Better do a Google search and report back.....


----------



## supervman (Jul 2, 2008)

Seriously? 
You can grow Peppercorns in the States? 
If so, your Parents MUST live in a HOT area. 
That's wild man. 
I suppose - if it doesn't give off toxic smoke - which I wouldn't expect, it'd be great flavor ! 

Good Luck 
SKOL
V


----------



## 92yj (Jul 2, 2008)

we are in ca and they are allover here, they are red pepper corn trees. they are mostly ornamental.


----------



## rickandtaz (Jul 2, 2008)

I don't know if this is the tree you are asking about but, if it's a Brazilian Pepper then do NOT put it in a smoker.  The sap is like poision ivy to some people.  We have them all over my area of Florida, we are trying to get rid of them.  Here's a link with a better explanation.

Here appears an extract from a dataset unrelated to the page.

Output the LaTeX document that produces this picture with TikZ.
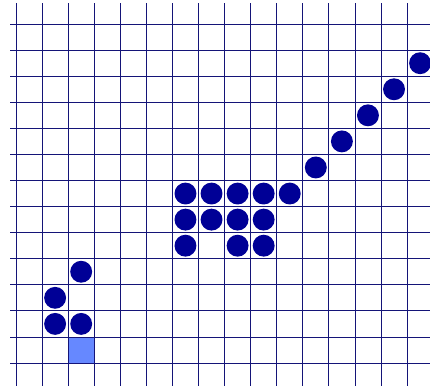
\documentclass[tikz,border=0pt]{standalone}
\usetikzlibrary{positioning}
\definecolor{gridnavy}{RGB}{20,20,120}
\definecolor{piecenavy}{RGB}{0,0,150}
\definecolor{cellblue}{RGB}{102,136,255}

\begin{document}
\begin{tikzpicture}[x=1cm,y=1cm,
  gridline/.style={draw=gridnavy,line width=.8pt},
  piece/.style={fill=piecenavy}]
\useasboundingbox (-0.614,-0.882) rectangle (15.88,13.924);
% marked cell
\fill[cellblue] (2,0) rectangle (3,1);
% board
\foreach \i in {0,...,15} \draw[gridline] (\i,-0.882) -- (\i,13.81);
\foreach \j in {0,...,13} \draw[gridline] (-0.23,\j) -- (15.88,\j);
% lower left group
\foreach \p in {(1.5,1.5),(2.5,1.5),(1.5,2.5),(2.5,3.5)}
  \fill[piece] \p circle (0.42);
% middle block
\foreach \p in {(6.5,6.5),(7.5,6.5),(8.5,6.5),(9.5,6.5),(10.5,6.5),
                (6.5,5.5),(7.5,5.5),(8.5,5.5),(9.5,5.5),
                (6.5,4.5),(8.5,4.5),(9.5,4.5)}
  \fill[piece] \p circle (0.42);
% diagonal
\foreach \k in {0,...,4}
  \fill[piece] (11.5+\k,7.5+\k) circle (0.42);
\end{tikzpicture}
\end{document}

http://en.wikipedia.org/wiki/Brazilian_pepper


----------



## 92yj (Jul 3, 2008)

thanks that's the tree. mine is a lot bigger


----------



## white cloud (Jul 3, 2008)

You may of just saved a life. Rickandtaz Good Job


----------



## stooky (Oct 31, 2015)

Glad I checked here first.  Was about to give it a try


----------